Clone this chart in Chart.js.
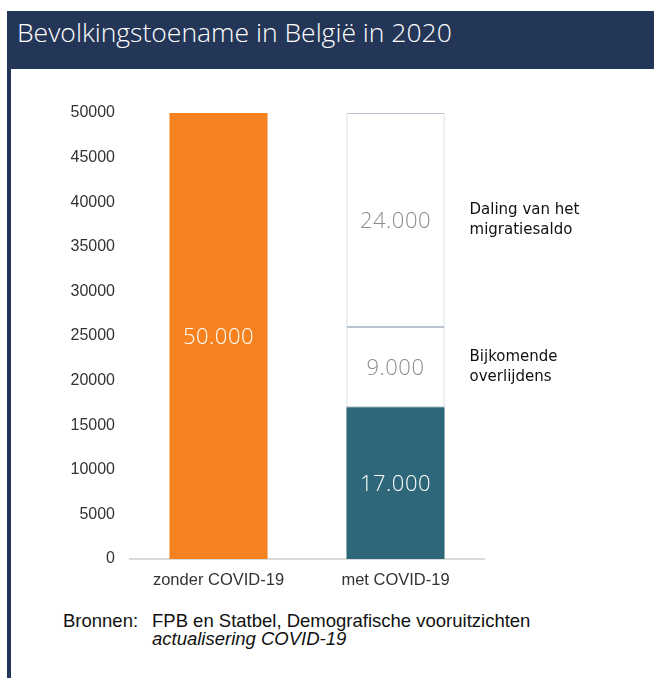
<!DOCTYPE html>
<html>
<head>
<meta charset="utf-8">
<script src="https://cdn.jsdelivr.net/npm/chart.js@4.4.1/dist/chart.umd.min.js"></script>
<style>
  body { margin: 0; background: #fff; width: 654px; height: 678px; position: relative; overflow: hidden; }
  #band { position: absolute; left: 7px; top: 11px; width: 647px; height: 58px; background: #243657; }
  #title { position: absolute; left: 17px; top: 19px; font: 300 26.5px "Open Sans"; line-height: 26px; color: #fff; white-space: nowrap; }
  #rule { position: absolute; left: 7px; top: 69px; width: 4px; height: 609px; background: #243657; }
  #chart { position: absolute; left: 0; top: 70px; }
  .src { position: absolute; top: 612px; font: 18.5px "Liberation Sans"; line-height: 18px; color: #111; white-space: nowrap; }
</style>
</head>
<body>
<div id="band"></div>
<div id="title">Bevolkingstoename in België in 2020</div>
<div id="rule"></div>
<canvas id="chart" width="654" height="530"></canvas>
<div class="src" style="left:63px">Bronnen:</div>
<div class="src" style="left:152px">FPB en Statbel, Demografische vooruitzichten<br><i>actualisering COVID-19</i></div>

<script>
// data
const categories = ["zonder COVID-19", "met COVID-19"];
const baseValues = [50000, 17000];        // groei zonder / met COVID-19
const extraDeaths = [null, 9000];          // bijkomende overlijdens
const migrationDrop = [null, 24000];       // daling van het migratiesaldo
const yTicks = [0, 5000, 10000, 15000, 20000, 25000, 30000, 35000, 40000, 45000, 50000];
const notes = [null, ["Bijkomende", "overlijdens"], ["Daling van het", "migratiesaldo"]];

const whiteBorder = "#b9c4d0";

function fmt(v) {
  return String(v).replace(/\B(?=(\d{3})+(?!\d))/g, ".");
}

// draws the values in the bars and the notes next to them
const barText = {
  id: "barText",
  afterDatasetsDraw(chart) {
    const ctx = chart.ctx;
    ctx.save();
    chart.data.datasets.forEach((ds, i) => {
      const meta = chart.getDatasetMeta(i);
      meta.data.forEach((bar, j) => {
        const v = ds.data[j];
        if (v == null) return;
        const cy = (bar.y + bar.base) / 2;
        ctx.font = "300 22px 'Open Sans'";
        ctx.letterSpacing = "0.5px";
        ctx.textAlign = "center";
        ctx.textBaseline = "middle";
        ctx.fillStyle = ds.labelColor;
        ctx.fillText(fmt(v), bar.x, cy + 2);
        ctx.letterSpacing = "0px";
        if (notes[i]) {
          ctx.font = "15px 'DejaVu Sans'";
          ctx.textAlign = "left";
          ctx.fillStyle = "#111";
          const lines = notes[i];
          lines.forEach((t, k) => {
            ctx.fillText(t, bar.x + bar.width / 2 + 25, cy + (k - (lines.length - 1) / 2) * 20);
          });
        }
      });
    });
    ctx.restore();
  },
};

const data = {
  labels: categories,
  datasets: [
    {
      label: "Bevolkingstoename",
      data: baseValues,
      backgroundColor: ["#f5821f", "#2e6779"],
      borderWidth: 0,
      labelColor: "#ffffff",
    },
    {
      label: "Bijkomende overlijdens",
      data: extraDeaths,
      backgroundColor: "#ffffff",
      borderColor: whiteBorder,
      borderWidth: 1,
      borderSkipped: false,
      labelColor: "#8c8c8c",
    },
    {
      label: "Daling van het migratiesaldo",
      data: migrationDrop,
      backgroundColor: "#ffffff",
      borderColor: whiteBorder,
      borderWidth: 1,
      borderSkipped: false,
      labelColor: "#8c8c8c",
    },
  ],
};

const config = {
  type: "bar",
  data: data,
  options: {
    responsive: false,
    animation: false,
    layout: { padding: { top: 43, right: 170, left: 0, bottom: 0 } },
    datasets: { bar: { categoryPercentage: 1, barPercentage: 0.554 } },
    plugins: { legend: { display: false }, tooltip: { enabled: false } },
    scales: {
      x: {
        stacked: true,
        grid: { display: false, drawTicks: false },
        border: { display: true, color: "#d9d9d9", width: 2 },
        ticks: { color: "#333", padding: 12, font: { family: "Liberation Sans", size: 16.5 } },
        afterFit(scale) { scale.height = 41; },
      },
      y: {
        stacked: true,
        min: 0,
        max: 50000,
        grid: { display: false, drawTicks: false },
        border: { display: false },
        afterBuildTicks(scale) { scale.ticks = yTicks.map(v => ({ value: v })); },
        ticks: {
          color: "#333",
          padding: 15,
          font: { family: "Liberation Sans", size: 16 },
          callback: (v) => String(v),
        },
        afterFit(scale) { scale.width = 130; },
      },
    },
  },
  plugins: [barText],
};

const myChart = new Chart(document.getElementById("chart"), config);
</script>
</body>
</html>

What the task asks
Leave out the pictures and restate everything else word for word.

Correct response
Clone this chart in Chart.js.
<!DOCTYPE html>
<html>
<head>
<meta charset="utf-8">
<script src="https://cdn.jsdelivr.net/npm/chart.js@4.4.1/dist/chart.umd.min.js"></script>
<style>
  body { margin: 0; background: #fff; width: 654px; height: 678px; position: relative; overflow: hidden; }
  #band { position: absolute; left: 7px; top: 11px; width: 647px; height: 58px; background: #243657; }
  #title { position: absolute; left: 17px; top: 19px; font: 300 26.5px "Open Sans"; line-height: 26px; color: #fff; white-space: nowrap; }
  #rule { position: absolute; left: 7px; top: 69px; width: 4px; height: 609px; background: #243657; }
  #chart { position: absolute; left: 0; top: 70px; }
  .src { position: absolute; top: 612px; font: 18.5px "Liberation Sans"; line-height: 18px; color: #111; white-space: nowrap; }
</style>
</head>
<body>
<div id="band"></div>
<div id="title">Bevolkingstoename in België in 2020</div>
<div id="rule"></div>
<canvas id="chart" width="654" height="530"></canvas>
<div class="src" style="left:63px">Bronnen:</div>
<div class="src" style="left:152px">FPB en Statbel, Demografische vooruitzichten<br><i>actualisering COVID-19</i></div>

<script>
// data
const categories = ["zonder COVID-19", "met COVID-19"];
const baseValues = [50000, 17000];        // groei zonder / met COVID-19
const extraDeaths = [null, 9000];          // bijkomende overlijdens
const migrationDrop = [null, 24000];       // daling van het migratiesaldo
const yTicks = [0, 5000, 10000, 15000, 20000, 25000, 30000, 35000, 40000, 45000, 50000];
const notes = [null, ["Bijkomende", "overlijdens"], ["Daling van het", "migratiesaldo"]];

const whiteBorder = "#b9c4d0";

function fmt(v) {
  return String(v).replace(/\B(?=(\d{3})+(?!\d))/g, ".");
}

// draws the values in the bars and the notes next to them
const barText = {
  id: "barText",
  afterDatasetsDraw(chart) {
    const ctx = chart.ctx;
    ctx.save();
    chart.data.datasets.forEach((ds, i) => {
      const meta = chart.getDatasetMeta(i);
      meta.data.forEach((bar, j) => {
        const v = ds.data[j];
        if (v == null) return;
        const cy = (bar.y + bar.base) / 2;
        ctx.font = "300 22px 'Open Sans'";
        ctx.letterSpacing = "0.5px";
        ctx.textAlign = "center";
        ctx.textBaseline = "middle";
        ctx.fillStyle = ds.labelColor;
        ctx.fillText(fmt(v), bar.x, cy + 2);
        ctx.letterSpacing = "0px";
        if (notes[i]) {
          ctx.font = "15px 'DejaVu Sans'";
          ctx.textAlign = "left";
          ctx.fillStyle = "#111";
          const lines = notes[i];
          lines.forEach((t, k) => {
            ctx.fillText(t, bar.x + bar.width / 2 + 25, cy + (k - (lines.length - 1) / 2) * 20);
          });
        }
      });
    });
    ctx.restore();
  },
};

const data = {
  labels: categories,
  datasets: [
    {
      label: "Bevolkingstoename",
      data: baseValues,
      backgroundColor: ["#f5821f", "#2e6779"],
      borderWidth: 0,
      labelColor: "#ffffff",
    },
    {
      label: "Bijkomende overlijdens",
      data: extraDeaths,
      backgroundColor: "#ffffff",
      borderColor: whiteBorder,
      borderWidth: 1,
      borderSkipped: false,
      labelColor: "#8c8c8c",
    },
    {
      label: "Daling van het migratiesaldo",
      data: migrationDrop,
      backgroundColor: "#ffffff",
      borderColor: whiteBorder,
      borderWidth: 1,
      borderSkipped: false,
      labelColor: "#8c8c8c",
    },
  ],
};

const config = {
  type: "bar",
  data: data,
  options: {
    responsive: false,
    animation: false,
    layout: { padding: { top: 43, right: 170, left: 0, bottom: 0 } },
    datasets: { bar: { categoryPercentage: 1, barPercentage: 0.554 } },
    plugins: { legend: { display: false }, tooltip: { enabled: false } },
    scales: {
      x: {
        stacked: true,
        grid: { display: false, drawTicks: false },
        border: { display: true, color: "#d9d9d9", width: 2 },
        ticks: { color: "#333", padding: 12, font: { family: "Liberation Sans", size: 16.5 } },
        afterFit(scale) { scale.height = 41; },
      },
      y: {
        stacked: true,
        min: 0,
        max: 50000,
        grid: { display: false, drawTicks: false },
        border: { display: false },
        afterBuildTicks(scale) { scale.ticks = yTicks.map(v => ({ value: v })); },
        ticks: {
          color: "#333",
          padding: 15,
          font: { family: "Liberation Sans", size: 16 },
          callback: (v) => String(v),
        },
        afterFit(scale) { scale.width = 130; },
      },
    },
  },
  plugins: [barText],
};

const myChart = new Chart(document.getElementById("chart"), config);
</script>
</body>
</html>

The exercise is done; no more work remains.